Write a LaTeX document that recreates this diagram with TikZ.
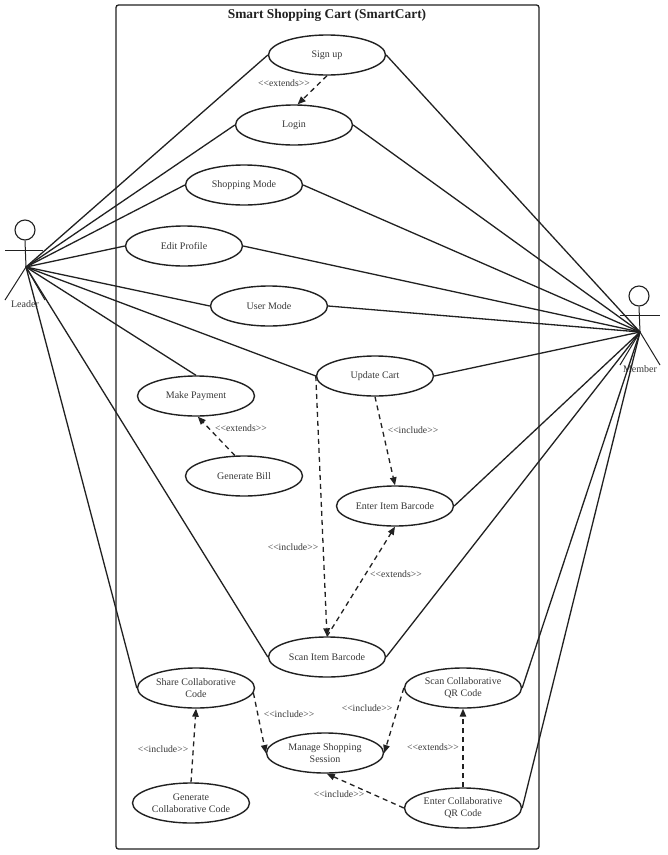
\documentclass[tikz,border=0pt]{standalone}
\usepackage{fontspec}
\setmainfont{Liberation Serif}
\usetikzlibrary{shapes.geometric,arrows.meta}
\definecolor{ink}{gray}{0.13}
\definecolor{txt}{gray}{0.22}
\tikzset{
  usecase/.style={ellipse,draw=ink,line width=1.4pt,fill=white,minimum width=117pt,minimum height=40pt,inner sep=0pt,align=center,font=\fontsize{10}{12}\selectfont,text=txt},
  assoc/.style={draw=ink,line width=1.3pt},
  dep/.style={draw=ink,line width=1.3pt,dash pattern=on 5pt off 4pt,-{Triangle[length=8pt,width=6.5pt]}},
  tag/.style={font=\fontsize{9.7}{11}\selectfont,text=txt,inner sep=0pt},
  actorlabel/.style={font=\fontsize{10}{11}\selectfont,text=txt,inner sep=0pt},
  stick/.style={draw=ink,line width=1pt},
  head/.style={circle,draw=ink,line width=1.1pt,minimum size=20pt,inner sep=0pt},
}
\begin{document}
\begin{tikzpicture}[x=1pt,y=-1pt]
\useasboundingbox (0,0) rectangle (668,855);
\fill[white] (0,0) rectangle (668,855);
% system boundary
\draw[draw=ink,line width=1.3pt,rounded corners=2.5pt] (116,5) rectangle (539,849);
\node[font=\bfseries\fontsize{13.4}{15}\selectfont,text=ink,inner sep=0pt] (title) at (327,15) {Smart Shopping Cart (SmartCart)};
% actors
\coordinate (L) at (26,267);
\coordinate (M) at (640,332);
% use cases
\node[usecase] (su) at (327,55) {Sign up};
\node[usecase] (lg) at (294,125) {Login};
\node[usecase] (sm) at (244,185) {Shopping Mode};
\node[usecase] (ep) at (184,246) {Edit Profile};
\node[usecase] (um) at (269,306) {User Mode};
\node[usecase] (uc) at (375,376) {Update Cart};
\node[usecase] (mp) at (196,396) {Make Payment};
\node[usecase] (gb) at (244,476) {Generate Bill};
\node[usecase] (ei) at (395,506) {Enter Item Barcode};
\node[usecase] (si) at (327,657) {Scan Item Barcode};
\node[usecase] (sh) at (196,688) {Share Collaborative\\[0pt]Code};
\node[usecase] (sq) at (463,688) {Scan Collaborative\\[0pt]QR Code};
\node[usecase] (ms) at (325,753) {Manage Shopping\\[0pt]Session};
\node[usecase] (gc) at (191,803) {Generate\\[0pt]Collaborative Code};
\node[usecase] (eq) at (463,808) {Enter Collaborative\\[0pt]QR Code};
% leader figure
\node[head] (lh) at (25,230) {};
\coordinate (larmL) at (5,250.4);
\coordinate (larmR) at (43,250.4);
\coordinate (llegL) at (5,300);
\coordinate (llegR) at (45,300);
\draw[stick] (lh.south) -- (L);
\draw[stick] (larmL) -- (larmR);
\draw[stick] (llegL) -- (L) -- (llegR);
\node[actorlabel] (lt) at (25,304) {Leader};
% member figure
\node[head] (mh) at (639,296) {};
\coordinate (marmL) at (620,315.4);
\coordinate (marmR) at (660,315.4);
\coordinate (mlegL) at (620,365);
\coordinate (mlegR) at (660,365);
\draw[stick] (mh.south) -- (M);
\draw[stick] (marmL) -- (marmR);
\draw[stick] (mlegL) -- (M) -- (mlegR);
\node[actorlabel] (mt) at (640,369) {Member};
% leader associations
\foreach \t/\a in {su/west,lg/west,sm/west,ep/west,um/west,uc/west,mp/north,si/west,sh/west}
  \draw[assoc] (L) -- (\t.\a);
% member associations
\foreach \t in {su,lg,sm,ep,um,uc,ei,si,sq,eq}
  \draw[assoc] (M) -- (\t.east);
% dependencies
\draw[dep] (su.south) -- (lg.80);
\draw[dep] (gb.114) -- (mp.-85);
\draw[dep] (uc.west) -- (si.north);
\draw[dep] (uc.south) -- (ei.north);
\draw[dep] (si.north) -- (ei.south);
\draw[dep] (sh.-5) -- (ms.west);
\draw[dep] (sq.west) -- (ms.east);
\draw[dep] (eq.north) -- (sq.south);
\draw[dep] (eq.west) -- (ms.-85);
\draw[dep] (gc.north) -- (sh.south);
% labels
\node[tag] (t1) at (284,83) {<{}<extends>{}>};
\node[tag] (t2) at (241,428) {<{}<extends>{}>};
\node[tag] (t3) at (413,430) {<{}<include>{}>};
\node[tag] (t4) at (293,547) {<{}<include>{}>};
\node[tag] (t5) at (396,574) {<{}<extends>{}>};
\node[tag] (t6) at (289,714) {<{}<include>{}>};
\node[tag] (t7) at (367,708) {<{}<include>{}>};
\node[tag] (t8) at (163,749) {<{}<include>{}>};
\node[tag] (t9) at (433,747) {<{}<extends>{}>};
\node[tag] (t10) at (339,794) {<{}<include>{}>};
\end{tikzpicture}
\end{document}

=== GOAL ===
Print out the whole of the material word for word, without pictures.

=== RESULT FOR THIS EXERCISE ===
Write a LaTeX document that recreates this diagram with TikZ.
\documentclass[tikz,border=0pt]{standalone}
\usepackage{fontspec}
\setmainfont{Liberation Serif}
\usetikzlibrary{shapes.geometric,arrows.meta}
\definecolor{ink}{gray}{0.13}
\definecolor{txt}{gray}{0.22}
\tikzset{
  usecase/.style={ellipse,draw=ink,line width=1.4pt,fill=white,minimum width=117pt,minimum height=40pt,inner sep=0pt,align=center,font=\fontsize{10}{12}\selectfont,text=txt},
  assoc/.style={draw=ink,line width=1.3pt},
  dep/.style={draw=ink,line width=1.3pt,dash pattern=on 5pt off 4pt,-{Triangle[length=8pt,width=6.5pt]}},
  tag/.style={font=\fontsize{9.7}{11}\selectfont,text=txt,inner sep=0pt},
  actorlabel/.style={font=\fontsize{10}{11}\selectfont,text=txt,inner sep=0pt},
  stick/.style={draw=ink,line width=1pt},
  head/.style={circle,draw=ink,line width=1.1pt,minimum size=20pt,inner sep=0pt},
}
\begin{document}
\begin{tikzpicture}[x=1pt,y=-1pt]
\useasboundingbox (0,0) rectangle (668,855);
\fill[white] (0,0) rectangle (668,855);
% system boundary
\draw[draw=ink,line width=1.3pt,rounded corners=2.5pt] (116,5) rectangle (539,849);
\node[font=\bfseries\fontsize{13.4}{15}\selectfont,text=ink,inner sep=0pt] (title) at (327,15) {Smart Shopping Cart (SmartCart)};
% actors
\coordinate (L) at (26,267);
\coordinate (M) at (640,332);
% use cases
\node[usecase] (su) at (327,55) {Sign up};
\node[usecase] (lg) at (294,125) {Login};
\node[usecase] (sm) at (244,185) {Shopping Mode};
\node[usecase] (ep) at (184,246) {Edit Profile};
\node[usecase] (um) at (269,306) {User Mode};
\node[usecase] (uc) at (375,376) {Update Cart};
\node[usecase] (mp) at (196,396) {Make Payment};
\node[usecase] (gb) at (244,476) {Generate Bill};
\node[usecase] (ei) at (395,506) {Enter Item Barcode};
\node[usecase] (si) at (327,657) {Scan Item Barcode};
\node[usecase] (sh) at (196,688) {Share Collaborative\\[0pt]Code};
\node[usecase] (sq) at (463,688) {Scan Collaborative\\[0pt]QR Code};
\node[usecase] (ms) at (325,753) {Manage Shopping\\[0pt]Session};
\node[usecase] (gc) at (191,803) {Generate\\[0pt]Collaborative Code};
\node[usecase] (eq) at (463,808) {Enter Collaborative\\[0pt]QR Code};
% leader figure
\node[head] (lh) at (25,230) {};
\coordinate (larmL) at (5,250.4);
\coordinate (larmR) at (43,250.4);
\coordinate (llegL) at (5,300);
\coordinate (llegR) at (45,300);
\draw[stick] (lh.south) -- (L);
\draw[stick] (larmL) -- (larmR);
\draw[stick] (llegL) -- (L) -- (llegR);
\node[actorlabel] (lt) at (25,304) {Leader};
% member figure
\node[head] (mh) at (639,296) {};
\coordinate (marmL) at (620,315.4);
\coordinate (marmR) at (660,315.4);
\coordinate (mlegL) at (620,365);
\coordinate (mlegR) at (660,365);
\draw[stick] (mh.south) -- (M);
\draw[stick] (marmL) -- (marmR);
\draw[stick] (mlegL) -- (M) -- (mlegR);
\node[actorlabel] (mt) at (640,369) {Member};
% leader associations
\foreach \t/\a in {su/west,lg/west,sm/west,ep/west,um/west,uc/west,mp/north,si/west,sh/west}
  \draw[assoc] (L) -- (\t.\a);
% member associations
\foreach \t in {su,lg,sm,ep,um,uc,ei,si,sq,eq}
  \draw[assoc] (M) -- (\t.east);
% dependencies
\draw[dep] (su.south) -- (lg.80);
\draw[dep] (gb.114) -- (mp.-85);
\draw[dep] (uc.west) -- (si.north);
\draw[dep] (uc.south) -- (ei.north);
\draw[dep] (si.north) -- (ei.south);
\draw[dep] (sh.-5) -- (ms.west);
\draw[dep] (sq.west) -- (ms.east);
\draw[dep] (eq.north) -- (sq.south);
\draw[dep] (eq.west) -- (ms.-85);
\draw[dep] (gc.north) -- (sh.south);
% labels
\node[tag] (t1) at (284,83) {<{}<extends>{}>};
\node[tag] (t2) at (241,428) {<{}<extends>{}>};
\node[tag] (t3) at (413,430) {<{}<include>{}>};
\node[tag] (t4) at (293,547) {<{}<include>{}>};
\node[tag] (t5) at (396,574) {<{}<extends>{}>};
\node[tag] (t6) at (289,714) {<{}<include>{}>};
\node[tag] (t7) at (367,708) {<{}<include>{}>};
\node[tag] (t8) at (163,749) {<{}<include>{}>};
\node[tag] (t9) at (433,747) {<{}<extends>{}>};
\node[tag] (t10) at (339,794) {<{}<include>{}>};
\end{tikzpicture}
\end{document}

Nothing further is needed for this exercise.